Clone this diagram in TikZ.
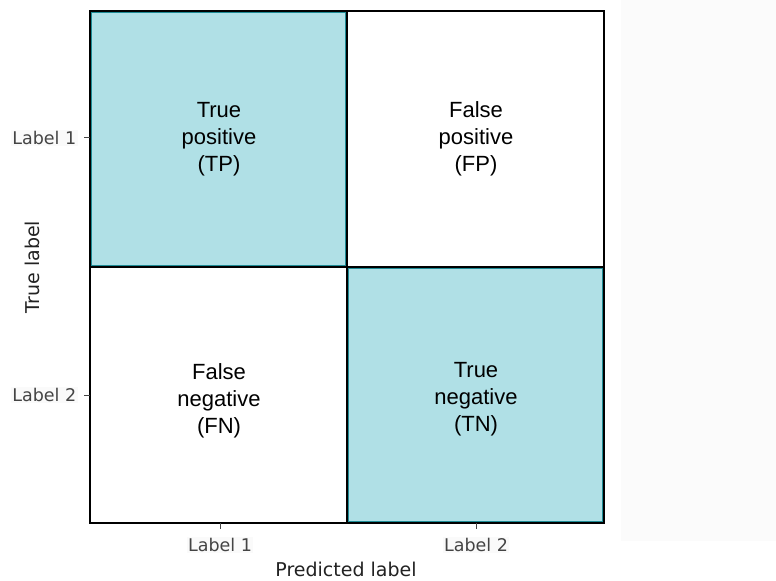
\documentclass[tikz,border=0pt]{standalone}
\usepackage{fontspec}
\setmainfont{Liberation Sans}
\newfontfamily\axisfont{DejaVu Sans}
\definecolor{cellfill}{HTML}{B0E0E6}
\definecolor{celledge}{HTML}{1E8C96}
\definecolor{tickgray}{HTML}{444444}
\definecolor{titlegray}{HTML}{222222}
\definecolor{panelgray}{HTML}{FBFBFB}
\definecolor{labelbg}{HTML}{FAFAFA}
\begin{document}
\begin{tikzpicture}[x=1bp,y=-1bp,
  celltext/.style={font=\fontsize{22bp}{27bp}\selectfont, align=center, text=black},
  ticklabel/.style={font=\axisfont\fontsize{17.5bp}{20bp}\selectfont, text=tickgray, fill=labelbg, inner sep=1.5bp},
  axistitle/.style={font=\axisfont\fontsize{19bp}{22bp}\selectfont, text=titlegray, inner sep=0pt},
  hitcell/.style={fill=cellfill, draw=celledge, line width=1.2bp},
  misscell/.style={fill=white},
  tickmark/.style={draw=tickgray, line width=1bp}]
\useasboundingbox (0,0) rectangle (776,581);
\fill[white] (0,0) rectangle (776,581);
\fill[panelgray] (621,0) rectangle (776,541);

% matrix cells
\path[hitcell] (91.5,12.5) rectangle (346,266);
\path[misscell] (348,12.5) rectangle (602.5,266);
\path[misscell] (91.5,268) rectangle (346,521.5);
\path[hitcell] (348,268) rectangle (602.5,521.5);

% grid lines and frame
\draw[line width=1.5bp] (347,11) -- (347,523);
\draw[line width=1.5bp] (90,267) -- (604,267);
\draw[line width=2.5bp] (90,11) rectangle (604,523);

% cell captions
\node[celltext] (tp) at (219,139) {True\\positive\\(TP)};
\node[celltext] (fp) at (476,139) {False\\positive\\(FP)};
\node[celltext] (fn) at (219,401) {False\\negative\\(FN)};
\node[celltext] (tn) at (476,399) {True\\negative\\(TN)};

% axis ticks
\coordinate (yt1) at (90,138);
\coordinate (yt2) at (90,395);
\coordinate (xt1) at (220,523);
\coordinate (xt2) at (476,523);
\draw[tickmark] (yt1) -- ++(-6,0);
\draw[tickmark] (yt2) -- ++(-6,0);
\draw[tickmark] (xt1) -- ++(0,6);
\draw[tickmark] (xt2) -- ++(0,6);

% tick labels
\node[ticklabel, anchor=east] (yl1) at (78,138) {Label 1};
\node[ticklabel, anchor=east] (yl2) at (78,395) {Label 2};
\node[ticklabel] (xl1) at (220,545) {Label 1};
\node[ticklabel] (xl2) at (476,545) {Label 2};

% axis titles
\node[axistitle, rotate=90] (ytitle) at (32,267) {True label};
\node[axistitle] (xtitle) at (346,569.5) {Predicted label};
\end{tikzpicture}
\end{document}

******

**Problem requirements**
Every line of text is to be repeated exactly; pictures are left out.

**Exercise output**
Clone this diagram in TikZ.
\documentclass[tikz,border=0pt]{standalone}
\usepackage{fontspec}
\setmainfont{Liberation Sans}
\newfontfamily\axisfont{DejaVu Sans}
\definecolor{cellfill}{HTML}{B0E0E6}
\definecolor{celledge}{HTML}{1E8C96}
\definecolor{tickgray}{HTML}{444444}
\definecolor{titlegray}{HTML}{222222}
\definecolor{panelgray}{HTML}{FBFBFB}
\definecolor{labelbg}{HTML}{FAFAFA}
\begin{document}
\begin{tikzpicture}[x=1bp,y=-1bp,
  celltext/.style={font=\fontsize{22bp}{27bp}\selectfont, align=center, text=black},
  ticklabel/.style={font=\axisfont\fontsize{17.5bp}{20bp}\selectfont, text=tickgray, fill=labelbg, inner sep=1.5bp},
  axistitle/.style={font=\axisfont\fontsize{19bp}{22bp}\selectfont, text=titlegray, inner sep=0pt},
  hitcell/.style={fill=cellfill, draw=celledge, line width=1.2bp},
  misscell/.style={fill=white},
  tickmark/.style={draw=tickgray, line width=1bp}]
\useasboundingbox (0,0) rectangle (776,581);
\fill[white] (0,0) rectangle (776,581);
\fill[panelgray] (621,0) rectangle (776,541);

% matrix cells
\path[hitcell] (91.5,12.5) rectangle (346,266);
\path[misscell] (348,12.5) rectangle (602.5,266);
\path[misscell] (91.5,268) rectangle (346,521.5);
\path[hitcell] (348,268) rectangle (602.5,521.5);

% grid lines and frame
\draw[line width=1.5bp] (347,11) -- (347,523);
\draw[line width=1.5bp] (90,267) -- (604,267);
\draw[line width=2.5bp] (90,11) rectangle (604,523);

% cell captions
\node[celltext] (tp) at (219,139) {True\\positive\\(TP)};
\node[celltext] (fp) at (476,139) {False\\positive\\(FP)};
\node[celltext] (fn) at (219,401) {False\\negative\\(FN)};
\node[celltext] (tn) at (476,399) {True\\negative\\(TN)};

% axis ticks
\coordinate (yt1) at (90,138);
\coordinate (yt2) at (90,395);
\coordinate (xt1) at (220,523);
\coordinate (xt2) at (476,523);
\draw[tickmark] (yt1) -- ++(-6,0);
\draw[tickmark] (yt2) -- ++(-6,0);
\draw[tickmark] (xt1) -- ++(0,6);
\draw[tickmark] (xt2) -- ++(0,6);

% tick labels
\node[ticklabel, anchor=east] (yl1) at (78,138) {Label 1};
\node[ticklabel, anchor=east] (yl2) at (78,395) {Label 2};
\node[ticklabel] (xl1) at (220,545) {Label 1};
\node[ticklabel] (xl2) at (476,545) {Label 2};

% axis titles
\node[axistitle, rotate=90] (ytitle) at (32,267) {True label};
\node[axistitle] (xtitle) at (346,569.5) {Predicted label};
\end{tikzpicture}
\end{document}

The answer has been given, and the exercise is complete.